### SUPPLIED DATA

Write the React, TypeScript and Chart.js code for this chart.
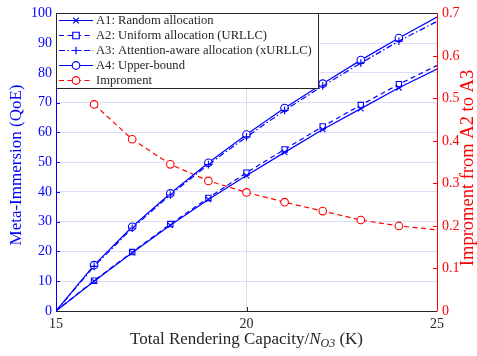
import React, { useEffect, useRef } from "react";
import { Chart, registerables } from "chart.js";

Chart.register(...registerables);

// ---- data ----
const xValues = [15, 16, 17, 18, 19, 20, 21, 22, 23, 24, 25];
const a1Random = [0, 10.0, 19.6, 28.8, 37.5, 45.5, 53.3, 61.0, 68.0, 75.0, 81.3];
const a2Uniform = [0, 10.2, 19.8, 29.2, 38.0, 46.5, 54.3, 62.0, 69.2, 76.2, 82.5];
const a3Attention = [0, 15.0, 27.8, 39.0, 49.2, 58.5, 67.4, 75.6, 83.3, 90.7, 97.3];
const a4Upper = [0, 15.4, 28.3, 39.5, 49.8, 59.3, 68.2, 76.4, 84.3, 91.7, 98.8];
const improvement = [null, 0.486, 0.404, 0.345, 0.306, 0.279, 0.256, 0.235, 0.214, 0.2, 0.191];

const seriesLabels = [
  "A1: Random allocation",
  "A2: Uniform allocation (URLLC)",
  "A3: Attention-aware allocation (xURLLC)",
  "A4: Upper-bound",
  "Improment",
];
const leftTitle = "Meta-Immersion (QoE)";
const rightTitle = "Improment from A2 to A3";
const xTitleParts = ["Total Rendering Capacity/", "N", "O3", " (K)"];

const BLUE = "#0000ff";
const RED = "#ff0000";
const DARK = "#262626";
const FONT = '"Liberation Serif", "Times New Roman", serif';

type Style = "crossRot" | "rect" | "cross" | "circle";

const seriesStyles: { color: string; dash: number[]; marker: Style }[] = [
  { color: BLUE, dash: [], marker: "crossRot" },
  { color: BLUE, dash: [5, 3.5], marker: "rect" },
  { color: BLUE, dash: [6, 2.5, 1.5, 2.5], marker: "cross" },
  { color: BLUE, dash: [], marker: "circle" },
  { color: RED, dash: [5, 3.5], marker: "circle" },
];

function drawMarker(ctx: CanvasRenderingContext2D, style: Style, x: number, y: number, r: number) {
  ctx.beginPath();
  if (style === "circle") {
    ctx.arc(x, y, r, 0, Math.PI * 2);
    ctx.fillStyle = "#ffffff";
    ctx.fill();
  } else if (style === "rect") {
    ctx.rect(x - r * 0.85, y - r * 0.85, r * 1.7, r * 1.7);
    ctx.fillStyle = "#ffffff";
    ctx.fill();
  } else if (style === "cross") {
    ctx.moveTo(x - r, y);
    ctx.lineTo(x + r, y);
    ctx.moveTo(x, y - r);
    ctx.lineTo(x, y + r);
  } else {
    const d = r * 0.75;
    ctx.moveTo(x - d, y - d);
    ctx.lineTo(x + d, y + d);
    ctx.moveTo(x - d, y + d);
    ctx.lineTo(x + d, y - d);
  }
  ctx.stroke();
}

const framePlugin = {
  id: "frame",
  afterDraw(chart: any) {
    const ctx: CanvasRenderingContext2D = chart.ctx;
    const { left, right, top, bottom } = chart.chartArea;
    const yL = chart.scales.y;
    const yR = chart.scales.y1;
    const xs = chart.scales.x;
    ctx.save();
    ctx.lineWidth = 1;
    ctx.setLineDash([]);

    // inward tick marks
    ctx.strokeStyle = BLUE;
    yL.ticks.forEach((t: any) => {
      const py = Math.round(yL.getPixelForValue(t.value)) + 0.5;
      ctx.beginPath();
      ctx.moveTo(left, py);
      ctx.lineTo(left + 4, py);
      ctx.stroke();
    });
    ctx.strokeStyle = RED;
    yR.ticks.forEach((t: any) => {
      const py = Math.round(yR.getPixelForValue(t.value)) + 0.5;
      ctx.beginPath();
      ctx.moveTo(right, py);
      ctx.lineTo(right - 4, py);
      ctx.stroke();
    });
    ctx.strokeStyle = DARK;
    xs.ticks.forEach((t: any) => {
      const px = Math.round(xs.getPixelForValue(t.value)) + 0.5;
      ctx.beginPath();
      ctx.moveTo(px, bottom);
      ctx.lineTo(px, bottom - 4);
      ctx.moveTo(px, top);
      ctx.lineTo(px, top + 4);
      ctx.stroke();
    });

    // frame
    ctx.strokeStyle = DARK;
    ctx.beginPath();
    ctx.moveTo(left, Math.round(top) + 0.5);
    ctx.lineTo(right, Math.round(top) + 0.5);
    ctx.moveTo(left, Math.round(bottom) + 0.5);
    ctx.lineTo(right, Math.round(bottom) + 0.5);
    ctx.stroke();
    ctx.strokeStyle = BLUE;
    ctx.beginPath();
    ctx.moveTo(Math.round(left) + 0.5, top);
    ctx.lineTo(Math.round(left) + 0.5, bottom + 0.5);
    ctx.stroke();
    ctx.strokeStyle = RED;
    ctx.beginPath();
    ctx.moveTo(Math.round(right) + 0.5, top);
    ctx.lineTo(Math.round(right) + 0.5, bottom + 0.5);
    ctx.stroke();

    // axis titles
    ctx.textAlign = "center";
    ctx.textBaseline = "middle";
    ctx.fillStyle = BLUE;
    ctx.font = `17px ${FONT}`;
    ctx.save();
    ctx.translate(17, 165);
    ctx.rotate(-Math.PI / 2);
    ctx.fillText(leftTitle, 0, 0);
    ctx.restore();
    ctx.fillStyle = RED;
    ctx.font = `18.5px ${FONT}`;
    ctx.save();
    ctx.translate(468, 168);
    ctx.rotate(-Math.PI / 2);
    ctx.fillText(rightTitle, 0, 0);
    ctx.restore();

    // x title with subscript
    ctx.fillStyle = DARK;
    ctx.textAlign = "left";
    ctx.textBaseline = "alphabetic";
    const fonts = [`17px ${FONT}`, `italic 17px ${FONT}`, `italic 12px ${FONT}`, `17px ${FONT}`];
    const offs = [0, 0, 3, 0];
    let total = 0;
    const widths = xTitleParts.map((p, i) => {
      ctx.font = fonts[i];
      const w = ctx.measureText(p).width;
      total += w;
      return w;
    });
    let cx = (left + right) / 2 - total / 2;
    const by = 344;
    xTitleParts.forEach((p, i) => {
      ctx.font = fonts[i];
      ctx.fillText(p, cx, by + offs[i]);
      cx += widths[i];
    });

    // legend
    const lx0 = Math.round(left) + 0.5;
    const lx1 = 318.5;
    const ly0 = Math.round(top) + 0.5;
    const ly1 = 88.5;
    ctx.fillStyle = "#ffffff";
    ctx.fillRect(lx0, ly0, lx1 - lx0, ly1 - ly0);
    ctx.strokeStyle = DARK;
    ctx.setLineDash([]);
    ctx.strokeRect(lx0, ly0, lx1 - lx0, ly1 - ly0);
    const rowsY = [20, 35, 50, 65, 80];
    ctx.font = `12.6px ${FONT}`;
    ctx.textBaseline = "middle";
    seriesLabels.forEach((lab, i) => {
      const s = seriesStyles[i];
      const y = rowsY[i] + 0.5;
      ctx.strokeStyle = s.color;
      ctx.lineWidth = 1.2;
      ctx.setLineDash(s.dash);
      ctx.beginPath();
      ctx.moveTo(59, y);
      ctx.lineTo(93, y);
      ctx.stroke();
      ctx.setLineDash([]);
      drawMarker(ctx, s.marker, 76, y, 3.8);
      ctx.fillStyle = DARK;
      ctx.fillText(lab, 96, y + 0.5);
    });
    ctx.restore();
  },
};

function makeRadius(n: number) {
  return xValues.map((_, i) => (i === 0 || i === n - 1 ? 0 : 3.8));
}

export default function App() {
  const ref = useRef<HTMLCanvasElement | null>(null);
  useEffect(() => {
    if (!ref.current) return;
    const series = [a1Random, a2Uniform, a3Attention, a4Upper, improvement];
    const datasets = series.map((vals, i) => {
      const s = seriesStyles[i];
      return {
        label: seriesLabels[i],
        data: xValues.map((x, j) => ({ x, y: vals[j] })),
        yAxisID: i === 4 ? "y1" : "y",
        borderColor: s.color,
        backgroundColor: "#ffffff",
        borderWidth: 1.2,
        borderDash: s.dash,
        pointStyle: s.marker,
        pointRadius: makeRadius(xValues.length),
        pointBorderWidth: 1.1,
        pointBorderColor: s.color,
        pointBackgroundColor: "#ffffff",
        tension: 0,
        spanGaps: false,
        fill: false,
      };
    });
    const chart = new Chart(ref.current, {
      type: "line",
      data: { datasets: datasets as any },
      plugins: [framePlugin],
      options: {
        animation: false,
        responsive: false,
        devicePixelRatio: 1,
        layout: { padding: { top: 10, left: 0, right: 0, bottom: 0 } },
        plugins: { legend: { display: false }, tooltip: { enabled: false } },
        scales: {
          x: {
            type: "linear",
            min: 15,
            max: 25,
            afterFit: (s: any) => {
              s.height = 45;
            },
            ticks: {
              stepSize: 5,
              color: DARK,
              padding: 5,
              font: { family: FONT, size: 14 },
            },
            grid: { color: "#dedede", drawTicks: false, lineWidth: 1 },
            border: { display: false },
          },
          y: {
            position: "left",
            min: 0,
            max: 100,
            afterFit: (s: any) => {
              s.width = 56;
            },
            ticks: {
              stepSize: 10,
              color: BLUE,
              padding: 4,
              font: { family: FONT, size: 14 },
            },
            grid: { color: "#dcdcfa", drawTicks: false, lineWidth: 1 },
            border: { display: false },
          },
          y1: {
            position: "right",
            min: 0,
            max: 0.7,
            afterFit: (s: any) => {
              s.width = 40;
            },
            ticks: {
              stepSize: 0.1,
              color: RED,
              padding: 5,
              font: { family: FONT, size: 14 },
              callback: (v: any) => (Number(v) === 0 ? "0" : Number(v).toFixed(1)),
            },
            grid: { display: false, drawTicks: false },
            border: { display: false },
          },
        },
      },
    });
    return () => chart.destroy();
  }, []);
  return (
    <div style={{ position: "fixed", left: 0, top: 0, width: 477, height: 356, background: "#ffffff" }}>
      <canvas ref={ref} width={477} height={356} style={{ display: "block" }} />
    </div>
  );
}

### GIVEN PROBLEM
Repeat the listing above up to and including the line with "Chart.register(...registerables);", starting from its first line. Drop any pictures.

### REPLY TO THE TASK
Write the React, TypeScript and Chart.js code for this chart.
import React, { useEffect, useRef } from "react";
import { Chart, registerables } from "chart.js";

Chart.register(...registerables);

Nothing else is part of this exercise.